La tentazione degli scribi
Non bisogna allora leggere più i giornali? Il contrario. I giornali vanno letti perché sono lo specchio del mondo in cui viviamo. Non credo che i giornalisti siano una categoria professionale particolarmente malvagia. Sono buoni e malvagi come avviene in tutte le professioni. Certo non sono, come amano retoricamente dipingersi, un esercito di idealisti, duri e puri, dedito alla battaglia in favore della verità, perché tutti sappiano contro la menzogna e il malaffare. Sono soggetti a influenze potenti della politica, della economia e anche della pubblica opinione, che, a volte, invece di essere condizionata da loro, li condiziona. Subiscono la tentazione degli scribi, che nel Vangelo sono spesso accomunati ai farisei, come difensori dello status quo, di quello che si sa già, contro la novità che li sfida. È il mondo in cui viviamo, anche noi soggetti alle stesse tentazioni e negazioni.

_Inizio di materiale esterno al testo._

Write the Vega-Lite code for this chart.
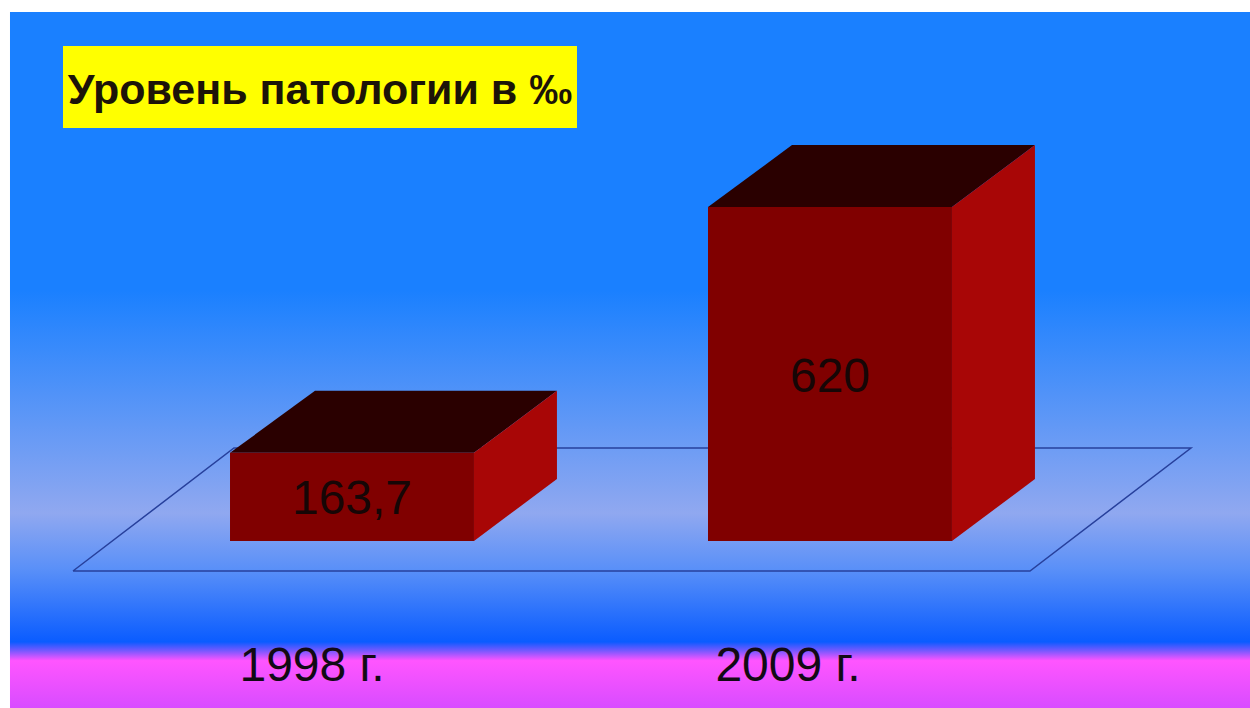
{"$schema":"https://vega.github.io/schema/vega-lite/v6.json","width":1250,"height":708,"autosize":{"type":"fit","contains":"padding"},"padding":0,"background":"#ffffff",
"config":{"view":{"stroke":null}},
"datasets":{
"panel":[{"x":0.2845,"x2":2.8787,"y":982,"y2":-310}],
"plane":[{"x":0.4163,"y":-55.7,"o":1},{"x":2.4184,"y":-55.7,"o":2},{"x":2.7552,"y":172.6,"o":3},{"x":0.7531,"y":172.6,"o":4},{"x":0.4163,"y":-55.7,"o":5}],
"front":[{"year":"1998 г.","x":0.7448,"x2":1.2552,"value":163.7,"base":0,"label":"163,7","mid":75.5,"pos":1},{"year":"2009 г.","x":1.7448,"x2":2.2552,"value":620,"base":0,"label":"620","mid":302.5,"pos":2}],
"top":[{"year":"1998","x":0.7448,"y":163.7,"y2":163.7},{"year":"1998","x":0.9226,"y":278.7,"y2":163.7},{"year":"1998","x":1.2552,"y":278.7,"y2":163.7},{"year":"1998","x":1.4288,"y":278.7,"y2":278.7},{"year":"2009","x":1.7448,"y":620,"y2":620},{"year":"2009","x":1.9205,"y":735,"y2":620},{"year":"2009","x":2.2552,"y":735,"y2":620},{"year":"2009","x":2.4288,"y":735,"y2":735}],
"side":[{"year":"1998","x":1.2552,"y":163.7,"y2":0},{"year":"1998","x":1.4288,"y":278.7,"y2":115},{"year":"2009","x":2.2552,"y":620,"y2":0},{"year":"2009","x":2.4288,"y":735,"y2":115}],
"cat":[{"label":"1998 г.","x":0.9163,"y":-234},{"label":"2009 г.","x":1.9121,"y":-234}],
"title":[{"x":0.3954,"x2":1.4707,"y":918.9,"y2":766.7,"tx":0.9331,"ty":835,"label":"Уровень патологии в ‰"}]
},
"layer":[
{"data":{"name":"panel"},"mark":{"type":"rect","fill":{"gradient":"linear","x1":0,"y1":0,"x2":0,"y2":1,"stops":[{"offset":0,"color":"#1a80ff"},{"offset":0.4,"color":"#1a80ff"},{"offset":0.72,"color":"#90a8f0"},{"offset":0.80,"color":"#5a90f8"},{"offset":0.905,"color":"#0a5cff"},{"offset":0.918,"color":"#7a58ff"},{"offset":0.932,"color":"#ff55ff"},{"offset":1,"color":"#d84cff"}]}},
"encoding":{"x":{"field":"x","type":"quantitative","axis":null,"scale":{"domain":[0.2636,2.8787],"nice":false,"zero":false}},"x2":{"field":"x2"},"y":{"field":"y","type":"quantitative","axis":null,"scale":{"domain":[-310,1004.3],"nice":false,"zero":false}},"y2":{"field":"y2"}}},
{"data":{"name":"plane"},"mark":{"type":"line","stroke":"#27409c","strokeWidth":1.5},
"encoding":{"x":{"field":"x","type":"quantitative","axis":null,"scale":{"domain":[0.2636,2.8787],"nice":false,"zero":false}},"y":{"field":"y","type":"quantitative","axis":null,"scale":{"domain":[-310,1004.3],"nice":false,"zero":false}},"order":{"field":"o","type":"quantitative"}}},
{"data":{"name":"top"},"mark":{"type":"area","fill":"#2a0000","orient":"vertical"},
"encoding":{"x":{"field":"x","type":"quantitative","axis":null,"scale":{"domain":[0.2636,2.8787],"nice":false,"zero":false}},"y":{"field":"y","type":"quantitative","stack":null,"axis":null,"scale":{"domain":[-310,1004.3],"nice":false,"zero":false}},"y2":{"field":"y2"},"detail":{"field":"year"}}},
{"data":{"name":"side"},"mark":{"type":"area","fill":"#a80606","orient":"vertical"},
"encoding":{"x":{"field":"x","type":"quantitative","axis":null,"scale":{"domain":[0.2636,2.8787],"nice":false,"zero":false}},"y":{"field":"y","type":"quantitative","stack":null,"axis":null,"scale":{"domain":[-310,1004.3],"nice":false,"zero":false}},"y2":{"field":"y2"},"detail":{"field":"year"}}},
{"data":{"name":"front"},"mark":{"type":"rect","fill":"#800000"},
"encoding":{"x":{"field":"x","type":"quantitative","axis":null,"scale":{"domain":[0.2636,2.8787],"nice":false,"zero":false}},"x2":{"field":"x2"},"y":{"field":"value","type":"quantitative","axis":null,"scale":{"domain":[-310,1004.3],"nice":false,"zero":false}},"y2":{"field":"base"}}},
{"data":{"name":"front"},"mark":{"type":"text","font":"Liberation Sans","fontSize":48,"color":"#160606","align":"center","baseline":"middle"},
"encoding":{"x":{"field":"pos","type":"quantitative","axis":null,"scale":{"domain":[0.2636,2.8787],"nice":false,"zero":false}},"y":{"field":"mid","type":"quantitative","axis":null,"scale":{"domain":[-310,1004.3],"nice":false,"zero":false}},"text":{"field":"label"}}},
{"data":{"name":"cat"},"mark":{"type":"text","font":"Liberation Sans","fontSize":48,"color":"#120a14","align":"center","baseline":"middle"},
"encoding":{"x":{"field":"x","type":"quantitative","axis":null,"scale":{"domain":[0.2636,2.8787],"nice":false,"zero":false}},"y":{"field":"y","type":"quantitative","axis":null,"scale":{"domain":[-310,1004.3],"nice":false,"zero":false}},"text":{"field":"label"}}},
{"data":{"name":"title"},"mark":{"type":"rect","fill":"#ffff00"},
"encoding":{"x":{"field":"x","type":"quantitative","axis":null,"scale":{"domain":[0.2636,2.8787],"nice":false,"zero":false}},"x2":{"field":"x2"},"y":{"field":"y","type":"quantitative","axis":null,"scale":{"domain":[-310,1004.3],"nice":false,"zero":false}},"y2":{"field":"y2"}}},
{"data":{"name":"title"},"mark":{"type":"text","font":"Liberation Sans","fontWeight":"bold","fontSize":43,"color":"#1c1408","align":"center","baseline":"middle"},
"encoding":{"x":{"field":"tx","type":"quantitative","axis":null,"scale":{"domain":[0.2636,2.8787],"nice":false,"zero":false}},"y":{"field":"ty","type":"quantitative","axis":null,"scale":{"domain":[-310,1004.3],"nice":false,"zero":false}},"text":{"field":"label"}}}
]}
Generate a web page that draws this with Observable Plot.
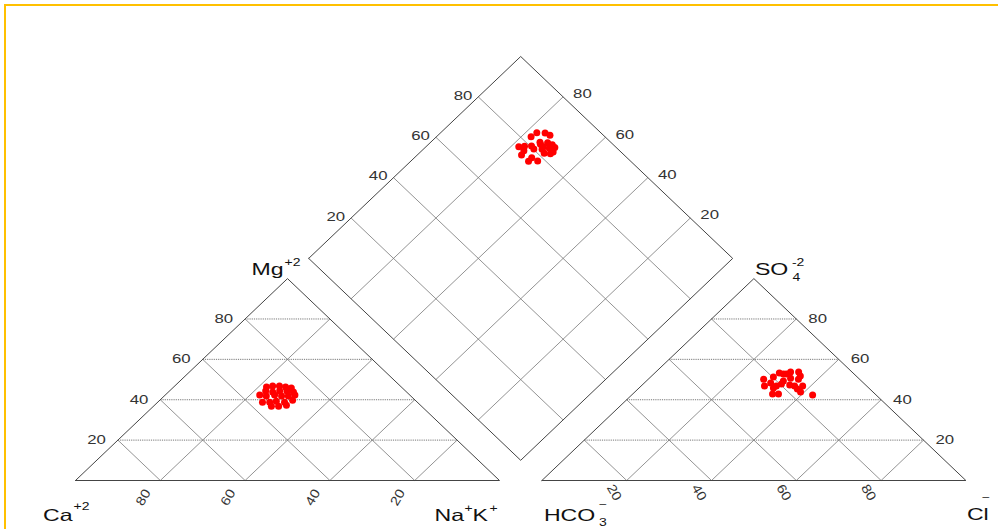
<!DOCTYPE html>
<html>
<head>
<meta charset="utf-8">
<script src="https://cdn.jsdelivr.net/npm/d3@7"></script>
<script src="https://cdn.jsdelivr.net/npm/@observablehq/plot@0.6"></script>
<style>
  html, body { margin: 0; padding: 0; background: #fff; overflow: hidden; }
  #chart { position: absolute; left: 0; top: 0; }
  #frame { position: absolute; left: 4px; top: 4px; width: 1200px; height: 800px;
           border-top: 2px solid #FFC000; border-left: 2px solid #FFC000; pointer-events: none; }
</style>
</head>
<body>
<div id="chart"></div>
<div id="frame"></div>
<script>
// Major-ion composition of each water sample, % of total meq/L
const caPct   = [31.8,30.1,28.5,27.3,26.2,33.0,31.6,29.7,28.0,26.7,35.4,34.1,31.9,30.5,28.9,27.1,36.5,34.8,33.0,31.3,28.9,35.4,33.7,31.6];
const mgPct   = [46.3,46.8,46.8,46.3,45.8,44.3,43.8,44.3,44.3,43.8,42.3,41.8,42.3,41.8,41.8,42.3,38.8,38.8,39.3,38.8,39.8,36.8,36.8,37.3];
const naKPct  = [21.9,23.1,24.7,26.4,28.0,22.7,24.6,26.0,27.7,29.5,22.3,24.1,25.8,27.7,29.3,30.6,24.7,26.4,27.7,29.9,31.3,27.8,29.5,31.1];
const hco3Pct = [22.8,21.3,13.2,17.1,17.9,15.1,24.2,19.8,22.5,18.4,17.4,22.6,16.7,15.0,14.4,14.5,19.6,12.6,17.0,21.9,16.0,24.1,16.0,17.1];
const so4Pct  = [42.8,46.8,51.7,43.8,47.3,46.8,42.8,51.2,45.8,49.3,53.2,50.2,52.7,42.3,50.2,53.7,47.8,53.7,46.8,48.3,52.7,46.8,50.7,45.3];
const clPct   = [34.4,31.9,35.1,39.1,34.8,38.1,33.0,29.0,31.7,32.3,29.4,27.2,30.6,42.7,35.4,31.8,32.6,33.7,36.2,29.8,31.3,29.1,33.3,37.6];

// Grid percentages and their labels
const gridTicks  = [20, 40, 60, 80];
const tickLabels = ["20", "40", "60", "80"];

// Piper geometry: two ternary triangles of side 100 separated by a gap,
// with the diamond projected above them.
const H = Math.sqrt(3) / 2;
const GAP = 10;
const cation  = (ca, mg, na)    => ({x: na + mg / 2, y: mg * H});
const anion   = (hco3, so4, cl) => ({x: 100 + GAP + cl + so4 / 2, y: so4 * H});
const diamond = (na, s)         => ({x: 50 + GAP / 2 + (na + s) / 2, y: H * (100 + GAP + s - na)});
const seg = (p, q) => ({x1: p.x, y1: p.y, x2: q.x, y2: q.y});

// Grid segments
const levelLines = [];   // horizontal lines (Mg, SO4)
const slantLines = [];   // oblique lines in the triangles and the diamond
for (const t of gridTicks) {
  levelLines.push(seg(cation(100 - t, t, 0), cation(0, t, 100 - t)));
  levelLines.push(seg(anion(100 - t, t, 0), anion(0, t, 100 - t)));
  slantLines.push(seg(cation(100 - t, 0, t), cation(0, 100 - t, t)));
  slantLines.push(seg(cation(t, 0, 100 - t), cation(t, 100 - t, 0)));
  slantLines.push(seg(anion(100 - t, 0, t), anion(0, 100 - t, t)));
  slantLines.push(seg(anion(t, 0, 100 - t), anion(t, 100 - t, 0)));
  slantLines.push(seg(diamond(t, 0), diamond(t, 100)));
  slantLines.push(seg(diamond(0, t), diamond(100, t)));
}

// Outlines of the three fields
const outlines = [
  ...[cation(100,0,0), cation(0,0,100), cation(0,100,0), cation(100,0,0)].map(p => ({...p, shape: "cations"})),
  ...[anion(100,0,0), anion(0,0,100), anion(0,100,0), anion(100,0,0)].map(p => ({...p, shape: "anions"})),
  ...[diamond(0,0), diamond(100,0), diamond(100,100), diamond(0,100), diamond(0,0)].map(p => ({...p, shape: "diamond"}))
];

// Axis labels along each edge
const lab = (f) => gridTicks.map((t, i) => ({...f(t), label: tickLabels[i]}));
const caLabels    = lab(t => cation(t, 0, 100 - t));
const mgLabels    = lab(t => cation(100 - t, t, 0));
const clLabels    = lab(t => anion(100 - t, 0, t));
const so4Labels   = lab(t => anion(0, t, 100 - t));
const so4ClLabels = lab(t => diamond(0, t));
const caMgLabels  = lab(t => diamond(100 - t, 100));

// Sample positions
const cationPts  = caPct.map((ca, i) => cation(ca, mgPct[i], naKPct[i]));
const anionPts   = hco3Pct.map((h, i) => anion(h, so4Pct[i], clPct[i]));
const diamondPts = naKPct.map((na, i) => diamond(na, so4Pct[i] + clPct[i]));

const font = "'Liberation Sans', Arial, sans-serif";
const tickStyle = {x: "x", y: "y", text: "label", fontSize: 12, fill: "#333", fontFamily: font};

// Ion names placed at the corners of the triangles
const ion = (pt, text, dx, dy, size, anchor = "start") =>
  Plot.text([pt], {x: "x", y: "y", text: () => text, dx, dy, fontSize: size,
                   textAnchor: anchor, lineAnchor: "bottom", fill: "#111", fontFamily: font});

const plot = Plot.plot({
  width: 998,
  height: 529,
  x: {domain: [0, 210], range: [75, 965.4], axis: null},
  y: {domain: [0, 181.865], range: [480, 56], axis: null},
  style: {background: "#fff", fontFamily: font},
  marks: [
    Plot.link(levelLines, {x1: "x1", y1: "y1", x2: "x2", y2: "y2", stroke: "#777", strokeWidth: 1, strokeDasharray: "1.2,1"}),
    Plot.link(slantLines, {x1: "x1", y1: "y1", x2: "x2", y2: "y2", stroke: "#777", strokeWidth: 0.8}),
    Plot.line(outlines, {x: "x", y: "y", z: "shape", stroke: "#444", strokeWidth: 1}),

    Plot.text(mgLabels,    {...tickStyle, textAnchor: "end",   dx: -12}),
    Plot.text(so4Labels,   {...tickStyle, textAnchor: "start", dx: 12}),
    Plot.text(so4ClLabels, {...tickStyle, textAnchor: "end",   dx: -6, dy: -1}),
    Plot.text(caMgLabels,  {...tickStyle, textAnchor: "start", dx: 10, dy: -2.5}),
    Plot.text(caLabels,    {...tickStyle, fontSize: 13, rotate: -60, dx: -17, dy: 17}),
    Plot.text(clLabels,    {...tickStyle, fontSize: 13, rotate: 60, dx: -12.5, dy: 12}),

    ion(cation(0,100,0), "Mg", -4, -4, 16.5, "end"),
    ion(cation(0,100,0), "+2", -3, -13, 10),
    ion(cation(100,0,0), "Ca", -3, 40, 16.5, "end"),
    ion(cation(100,0,0), "+2", -2, 29, 10),
    ion(cation(0,0,100), "Na", -65, 40, 16.5),
    ion(cation(0,0,100), "+", -35, 31, 10),
    ion(cation(0,0,100), "K", -27, 40, 16.5),
    ion(cation(0,0,100), "+", -10, 31, 10),
    ion(anion(100,0,0), "HCO", 2, 40, 16.5),
    ion(anion(100,0,0), "3", 57, 45, 10),
    ion(anion(100,0,0), "\u2212", 57, 27, 10),
    ion(anion(0,100,0), "SO", 1, -4, 16.5),
    ion(anion(0,100,0), "4", 38.5, 2, 10),
    ion(anion(0,100,0), "-2", 38, -13, 10),
    ion(anion(0,0,100), "Cl", 1, 39, 16.5),
    ion(anion(0,0,100), "\u2212", 16, 20, 10),

    Plot.dot(cationPts,  {x: "x", y: "y", r: 3.5, fill: "#ff0000"}),
    Plot.dot(anionPts,   {x: "x", y: "y", r: 3.5, fill: "#ff0000"}),
    Plot.dot(diamondPts, {x: "x", y: "y", r: 3.5, fill: "#ff0000"})
  ]
});

// Widen the lettering horizontally, in keeping with the stretched plot frame
plot.querySelectorAll("text").forEach(t => {
  const tr = t.getAttribute("transform");
  if (tr) {
    t.setAttribute("transform", tr + (tr.includes("rotate") ? " scale(1.15,1)" : " scale(1.4,1)"));
  } else if (t.hasAttribute("x")) {
    const x = t.getAttribute("x");
    t.removeAttribute("x");
    t.setAttribute("transform", `translate(${x},0) scale(1.4,1)`);
  }
});

document.getElementById("chart").appendChild(plot);
</script>
</body>
</html>
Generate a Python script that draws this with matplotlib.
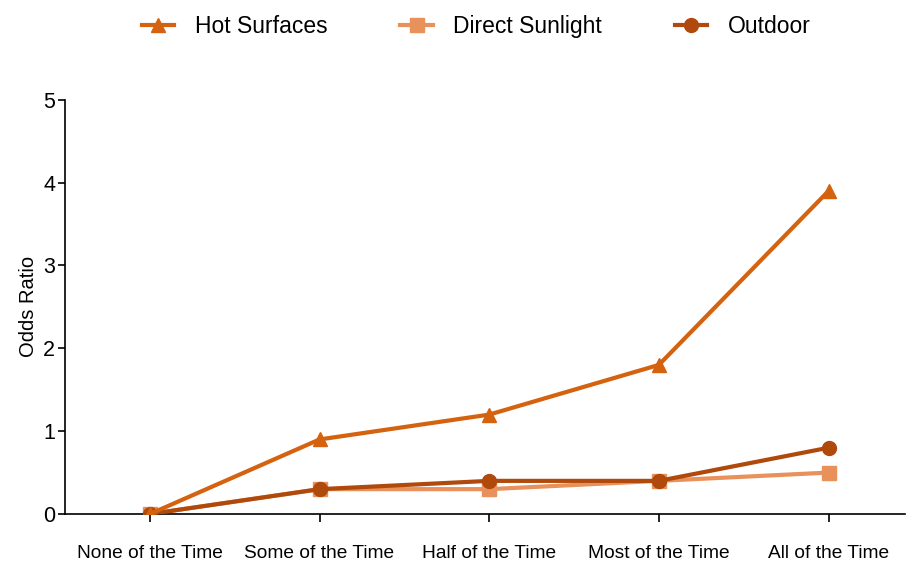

I giornali, come tutto ciò che accade, dobbiamo leggerli in compagnia; quella compagnia, che pur con approssimazione e sbagli, ci ha mostrato e aiutato a scoprire ciò che vale, quello per cui siamo fatti e da cui ricaviamo un’umanità più piena di giudizio e di speranza. In poche parole, bisogna leggere i giornali, fidandosi più degli amici che di loro. Amici, che a loro volta, siano sostenuti e verificati in una sequela ideale più grande di noi e di loro. Non è un caso che cristianamente parlando la persona sia invitata a partecipare a una comunità, inserita in una parrocchia, in una diocesi e nella Chiesa universale. Teniamo conto infine che ci sono giornali scritti da amici per dirci cose vere che non sappiamo o confermarci in quelle giuste che sappiamo. Tempi, per esempio.